-- start --

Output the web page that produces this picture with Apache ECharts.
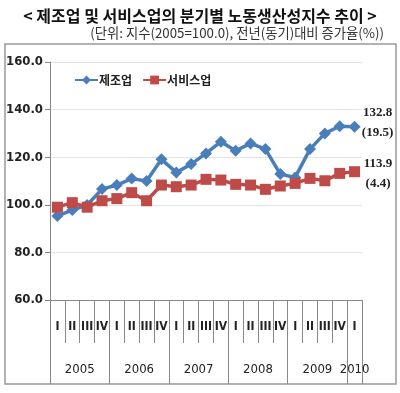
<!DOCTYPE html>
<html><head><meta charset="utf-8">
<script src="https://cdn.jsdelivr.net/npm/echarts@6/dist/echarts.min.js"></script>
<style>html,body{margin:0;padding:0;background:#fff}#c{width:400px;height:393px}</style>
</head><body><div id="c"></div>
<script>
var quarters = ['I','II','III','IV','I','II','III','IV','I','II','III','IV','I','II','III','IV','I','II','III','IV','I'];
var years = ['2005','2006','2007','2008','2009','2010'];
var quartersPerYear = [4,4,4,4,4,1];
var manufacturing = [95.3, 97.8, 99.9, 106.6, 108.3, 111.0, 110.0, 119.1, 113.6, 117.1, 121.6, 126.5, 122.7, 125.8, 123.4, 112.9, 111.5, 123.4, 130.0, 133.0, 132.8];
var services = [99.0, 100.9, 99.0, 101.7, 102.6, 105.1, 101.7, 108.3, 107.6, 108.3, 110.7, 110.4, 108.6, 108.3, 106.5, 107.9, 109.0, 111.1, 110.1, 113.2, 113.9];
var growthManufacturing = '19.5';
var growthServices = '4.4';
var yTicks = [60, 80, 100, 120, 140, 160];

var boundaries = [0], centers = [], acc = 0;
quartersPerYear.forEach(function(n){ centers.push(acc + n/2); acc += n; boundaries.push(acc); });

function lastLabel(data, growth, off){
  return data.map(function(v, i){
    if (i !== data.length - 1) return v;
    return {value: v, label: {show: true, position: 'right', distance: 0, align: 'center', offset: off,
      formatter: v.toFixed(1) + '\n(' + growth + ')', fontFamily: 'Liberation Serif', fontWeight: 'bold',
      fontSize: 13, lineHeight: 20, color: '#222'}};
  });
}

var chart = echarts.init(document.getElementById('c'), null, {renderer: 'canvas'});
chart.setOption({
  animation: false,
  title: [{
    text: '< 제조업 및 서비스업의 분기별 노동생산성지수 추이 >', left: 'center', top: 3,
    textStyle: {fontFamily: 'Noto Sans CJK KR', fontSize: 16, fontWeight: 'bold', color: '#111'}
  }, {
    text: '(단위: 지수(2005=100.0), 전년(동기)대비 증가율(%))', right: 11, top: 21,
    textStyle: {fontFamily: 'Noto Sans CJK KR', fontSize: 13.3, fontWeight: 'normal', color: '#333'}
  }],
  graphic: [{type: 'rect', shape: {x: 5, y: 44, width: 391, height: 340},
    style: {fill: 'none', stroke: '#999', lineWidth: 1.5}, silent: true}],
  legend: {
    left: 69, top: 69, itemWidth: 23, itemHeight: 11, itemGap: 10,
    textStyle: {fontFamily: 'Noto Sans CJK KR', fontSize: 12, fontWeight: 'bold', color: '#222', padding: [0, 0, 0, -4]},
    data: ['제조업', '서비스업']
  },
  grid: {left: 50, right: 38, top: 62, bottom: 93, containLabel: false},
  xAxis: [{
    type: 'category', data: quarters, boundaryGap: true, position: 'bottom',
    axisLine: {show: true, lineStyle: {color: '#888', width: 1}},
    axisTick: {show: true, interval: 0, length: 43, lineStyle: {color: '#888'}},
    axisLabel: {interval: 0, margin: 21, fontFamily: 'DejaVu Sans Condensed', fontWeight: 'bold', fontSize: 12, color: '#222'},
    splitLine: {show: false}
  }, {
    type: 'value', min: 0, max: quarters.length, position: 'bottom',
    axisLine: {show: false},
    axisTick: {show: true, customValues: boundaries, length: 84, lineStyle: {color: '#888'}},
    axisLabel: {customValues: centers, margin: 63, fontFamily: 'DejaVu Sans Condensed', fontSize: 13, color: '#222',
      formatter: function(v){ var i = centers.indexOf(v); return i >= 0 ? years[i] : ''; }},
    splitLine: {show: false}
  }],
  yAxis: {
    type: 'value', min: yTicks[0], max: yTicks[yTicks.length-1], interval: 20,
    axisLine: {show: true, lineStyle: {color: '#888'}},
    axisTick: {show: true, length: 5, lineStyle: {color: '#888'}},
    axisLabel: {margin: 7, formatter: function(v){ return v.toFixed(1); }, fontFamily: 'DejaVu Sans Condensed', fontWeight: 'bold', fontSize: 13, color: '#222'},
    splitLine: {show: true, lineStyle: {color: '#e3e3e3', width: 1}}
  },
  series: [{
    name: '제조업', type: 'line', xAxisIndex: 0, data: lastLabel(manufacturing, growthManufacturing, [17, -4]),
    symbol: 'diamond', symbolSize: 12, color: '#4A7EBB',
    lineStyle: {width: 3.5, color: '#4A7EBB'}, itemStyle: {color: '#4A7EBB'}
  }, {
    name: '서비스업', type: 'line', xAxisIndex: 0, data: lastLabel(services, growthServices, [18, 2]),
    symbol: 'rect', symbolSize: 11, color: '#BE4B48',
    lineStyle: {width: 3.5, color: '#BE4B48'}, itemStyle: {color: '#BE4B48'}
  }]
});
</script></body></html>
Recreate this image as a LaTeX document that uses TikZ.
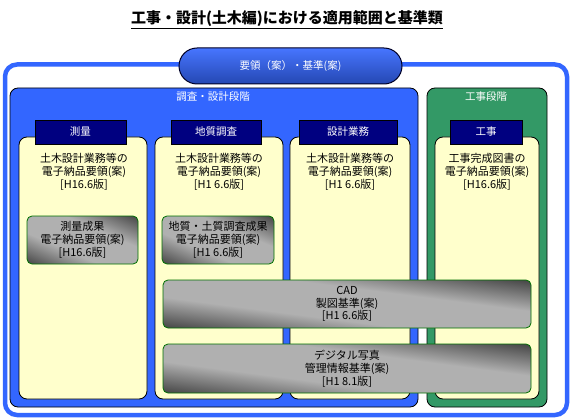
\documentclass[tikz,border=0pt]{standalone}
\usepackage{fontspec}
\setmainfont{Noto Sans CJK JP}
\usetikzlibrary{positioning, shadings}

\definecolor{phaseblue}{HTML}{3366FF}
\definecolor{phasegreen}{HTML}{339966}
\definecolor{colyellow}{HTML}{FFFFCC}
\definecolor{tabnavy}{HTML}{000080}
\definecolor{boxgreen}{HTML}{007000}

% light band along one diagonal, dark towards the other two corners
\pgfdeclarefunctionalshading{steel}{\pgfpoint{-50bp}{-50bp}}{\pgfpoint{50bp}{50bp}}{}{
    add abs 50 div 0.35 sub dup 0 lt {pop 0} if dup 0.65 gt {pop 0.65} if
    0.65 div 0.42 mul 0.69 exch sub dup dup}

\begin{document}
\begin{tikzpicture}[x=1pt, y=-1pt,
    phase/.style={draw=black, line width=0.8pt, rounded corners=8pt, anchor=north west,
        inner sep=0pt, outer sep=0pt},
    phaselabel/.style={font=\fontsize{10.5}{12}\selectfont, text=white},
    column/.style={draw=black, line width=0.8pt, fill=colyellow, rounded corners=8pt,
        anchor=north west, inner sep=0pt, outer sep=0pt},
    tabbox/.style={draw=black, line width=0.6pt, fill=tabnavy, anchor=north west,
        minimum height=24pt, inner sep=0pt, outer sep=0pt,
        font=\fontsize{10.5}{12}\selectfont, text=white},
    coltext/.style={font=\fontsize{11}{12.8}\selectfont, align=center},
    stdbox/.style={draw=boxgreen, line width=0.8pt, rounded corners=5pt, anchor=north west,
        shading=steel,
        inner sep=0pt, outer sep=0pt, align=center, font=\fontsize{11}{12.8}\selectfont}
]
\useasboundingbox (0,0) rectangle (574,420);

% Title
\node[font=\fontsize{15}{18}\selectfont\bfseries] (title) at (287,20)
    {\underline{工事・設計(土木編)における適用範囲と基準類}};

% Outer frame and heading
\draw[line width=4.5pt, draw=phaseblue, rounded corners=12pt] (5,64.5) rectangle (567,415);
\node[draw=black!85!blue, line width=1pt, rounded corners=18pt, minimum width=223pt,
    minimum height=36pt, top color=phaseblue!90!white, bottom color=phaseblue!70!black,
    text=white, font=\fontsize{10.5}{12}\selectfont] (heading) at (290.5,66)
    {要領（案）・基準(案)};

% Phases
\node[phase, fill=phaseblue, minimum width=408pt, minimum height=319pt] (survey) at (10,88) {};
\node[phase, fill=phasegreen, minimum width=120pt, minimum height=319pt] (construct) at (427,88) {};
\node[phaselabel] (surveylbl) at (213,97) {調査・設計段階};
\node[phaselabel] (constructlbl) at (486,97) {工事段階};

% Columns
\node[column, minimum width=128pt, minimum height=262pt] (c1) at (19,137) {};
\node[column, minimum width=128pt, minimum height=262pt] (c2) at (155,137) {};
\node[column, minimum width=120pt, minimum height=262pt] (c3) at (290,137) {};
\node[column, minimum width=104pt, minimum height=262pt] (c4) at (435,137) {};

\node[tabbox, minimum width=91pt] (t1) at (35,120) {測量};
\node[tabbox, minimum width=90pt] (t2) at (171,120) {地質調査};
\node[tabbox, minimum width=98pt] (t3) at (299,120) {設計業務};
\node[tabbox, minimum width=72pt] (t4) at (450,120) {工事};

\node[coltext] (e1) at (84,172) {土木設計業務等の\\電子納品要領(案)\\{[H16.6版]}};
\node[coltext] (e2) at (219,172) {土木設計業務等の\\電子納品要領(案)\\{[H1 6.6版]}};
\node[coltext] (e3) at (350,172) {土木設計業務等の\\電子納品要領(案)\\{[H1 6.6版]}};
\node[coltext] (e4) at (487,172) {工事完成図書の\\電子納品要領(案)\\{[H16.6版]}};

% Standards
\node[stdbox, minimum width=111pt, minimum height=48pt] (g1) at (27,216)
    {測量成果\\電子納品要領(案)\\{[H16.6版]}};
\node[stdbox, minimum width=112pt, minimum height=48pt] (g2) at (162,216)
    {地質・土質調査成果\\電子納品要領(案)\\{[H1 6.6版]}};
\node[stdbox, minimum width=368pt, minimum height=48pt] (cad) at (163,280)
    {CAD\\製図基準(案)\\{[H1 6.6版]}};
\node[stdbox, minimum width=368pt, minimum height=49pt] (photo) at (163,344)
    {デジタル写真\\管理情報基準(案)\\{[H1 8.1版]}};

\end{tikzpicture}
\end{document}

-- end --

Write out the lines running from the one that contains "Recreate this image" through the one that contains "0.65 div 0.42", ends included, and nothing else. Pictures stay out of the copy.

Recreate this image as a LaTeX document that uses TikZ.
\documentclass[tikz,border=0pt]{standalone}
\usepackage{fontspec}
\setmainfont{Noto Sans CJK JP}
\usetikzlibrary{positioning, shadings}

\definecolor{phaseblue}{HTML}{3366FF}
\definecolor{phasegreen}{HTML}{339966}
\definecolor{colyellow}{HTML}{FFFFCC}
\definecolor{tabnavy}{HTML}{000080}
\definecolor{boxgreen}{HTML}{007000}

% light band along one diagonal, dark towards the other two corners
\pgfdeclarefunctionalshading{steel}{\pgfpoint{-50bp}{-50bp}}{\pgfpoint{50bp}{50bp}}{}{
    add abs 50 div 0.35 sub dup 0 lt {pop 0} if dup 0.65 gt {pop 0.65} if
    0.65 div 0.42 mul 0.69 exch sub dup dup}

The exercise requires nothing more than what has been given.